Povertà, perdita di ricchezza e soldi pompati da banche centrali e governi: i grandi numeri del Fmi sulla crisi che stiamo vivendo. Secondo il nuovo World Economic Outlook, in 90 milioni rischiano di entrare in grave stato di deprivazione; la perdita di Prodotto interno lordo al 2025 sarà di 28 trilioni e i supporti di banche centrali e governi pompati nell’economia arrivano a 12 trilioni.
Tre cifre danno la dimensione della crisi che stiamo vivendo. Con la solita precisione le illustra il Fondo monetario internazionale che oggi a Washington, ma rigorosamente on line, come avvenne nella primavera scorsa, apre gli Annual Meetings, forse il più importante appuntamento economico internazionale dell’anno. La prima cifra riguarda la povertà: la crisi rischia quest’anno di portare 90 milioni di persone nel globo in grave stato di deprivazione; la seconda riguarda la perdita di prodotto, rispetto alle aspettative prima della pandemia, sarà di 11 trilioni nel biennio 2020-21 e di 28 trilioni nel 2020-25; la terza cifra, cioè i 12 trilioni che banche centrali e governi hanno pompato nell’economia, ci consegna infine un orizzonte di speranza sulla tenuta della cooperazione internazionale e, in particolare, della reazione europea. “Eccezionale risposta politica”, la definisce la capo economista dell’Fmi, Gita Gopinath.
La capacità di reazione, che si misurerà anche nel G20 convocato on line, per domani, per concordare misure di rilancio economico anti-Covid e affrontare la questione dei debiti di molti paesi in via di sviluppo, è stato il punto di forza della comunità internazionale in questi lunghi mesi del 2020. I risultati, come non manca di sottolineare il Fondo, emergono dalle nuove e aggiornate previsioni sull’entità della recessione di quest’anno: oggi sono migliori di quanto ci si aspettasse nel giugno scorso.

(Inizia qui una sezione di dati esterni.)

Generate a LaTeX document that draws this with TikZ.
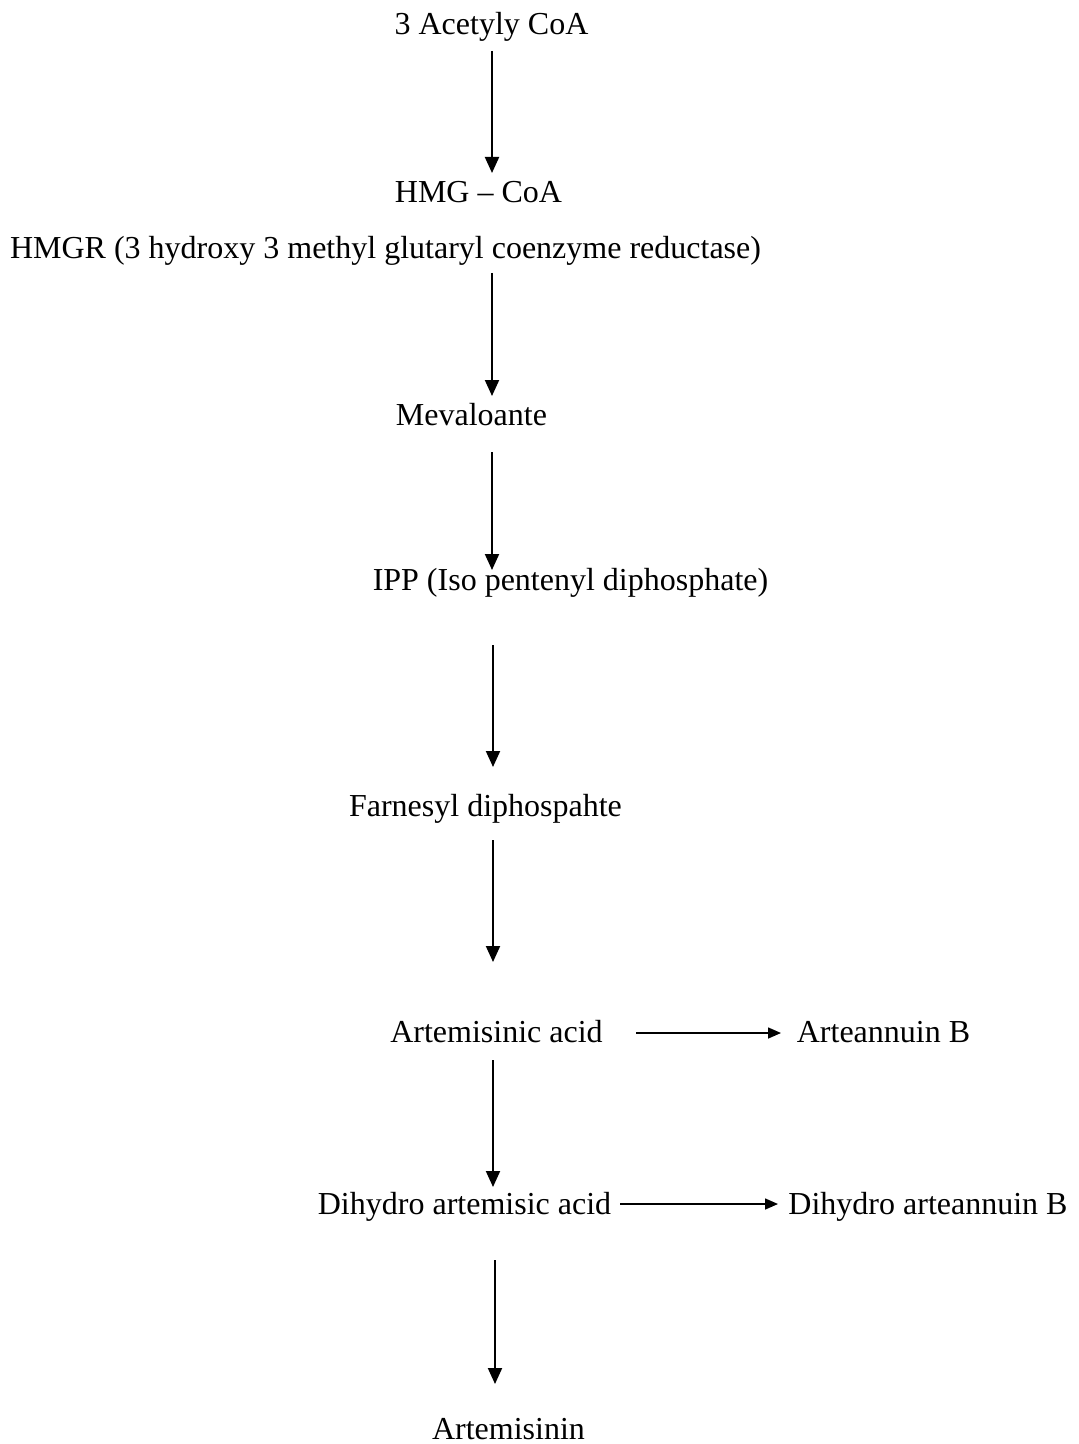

La contrazione mondiale del Pil è limitata dalle stime appena diffuse al -4,4 per cento, ovvero 0,8 punti rispetto alla proiezione di giugno che, dopo un ricalcolo metodologico, è salita al -5,2 per cento. In parallelo va gettato l’occhio anche al commercio mondiale: la caduta è del 10,6 per cento, e resta paurosa, ma è migliorata di 1 punto e mezzo.
Anche gli Stati Uniti che a giugno venivano dati con un Pil in caduta del -8 ora riducono le perdite al -4,3. Recupera con egual tono anche l’Europa che “ferma” la caduta del Pil dell’area dell’euro al -8,3 per cento, quasi 2 punti meglio di quanto si aspettasse a giugno. L’Italia segue questo trend e il Fondo riposiziona la sua stima al -10,6 per cento, più vicino alle cifre del governo e in miglioramento di 2,2 punti. Solitaria la Cina, dove il virus si diffuse agli esordi: con un Pil in crescita dell’1,9 per cento quest’anno è l’unica nazione con il segno “più” in una triste marea di “meno”.
Tutto ciò è dovuto, un po’ come in Italia, alla buona prestazione del terzo trimestre dell’anno che ha beneficiato di riaperture e ripresa dell’attività e dei consumi in sintonia con il rallentamento dell’epidemia mondiale. Le banche centrali e i governi hanno fatto bene, dice il Fondo, che apprezza gli interventi di assistenza sociale, gli incentivi alle assunzioni e le garanzie dei crediti (menù che rispecchia, bisogna dirlo, quello adottato dal governo italiano).
Tuttavia – è questo il segnale principale che viene da Washington – resta una “tremenda incertezza” e anche gli economisti del Fondo non possono far altro che inserire, come variabile principale delle loro equazioni, la speranza in un vaccino il più presto possibile. Altrimenti l’effetto sull’economia sarebbe duro e le probabilità di una crisi finanziaria si amplificherebbero. Un monito che bisogna tenere ben presente.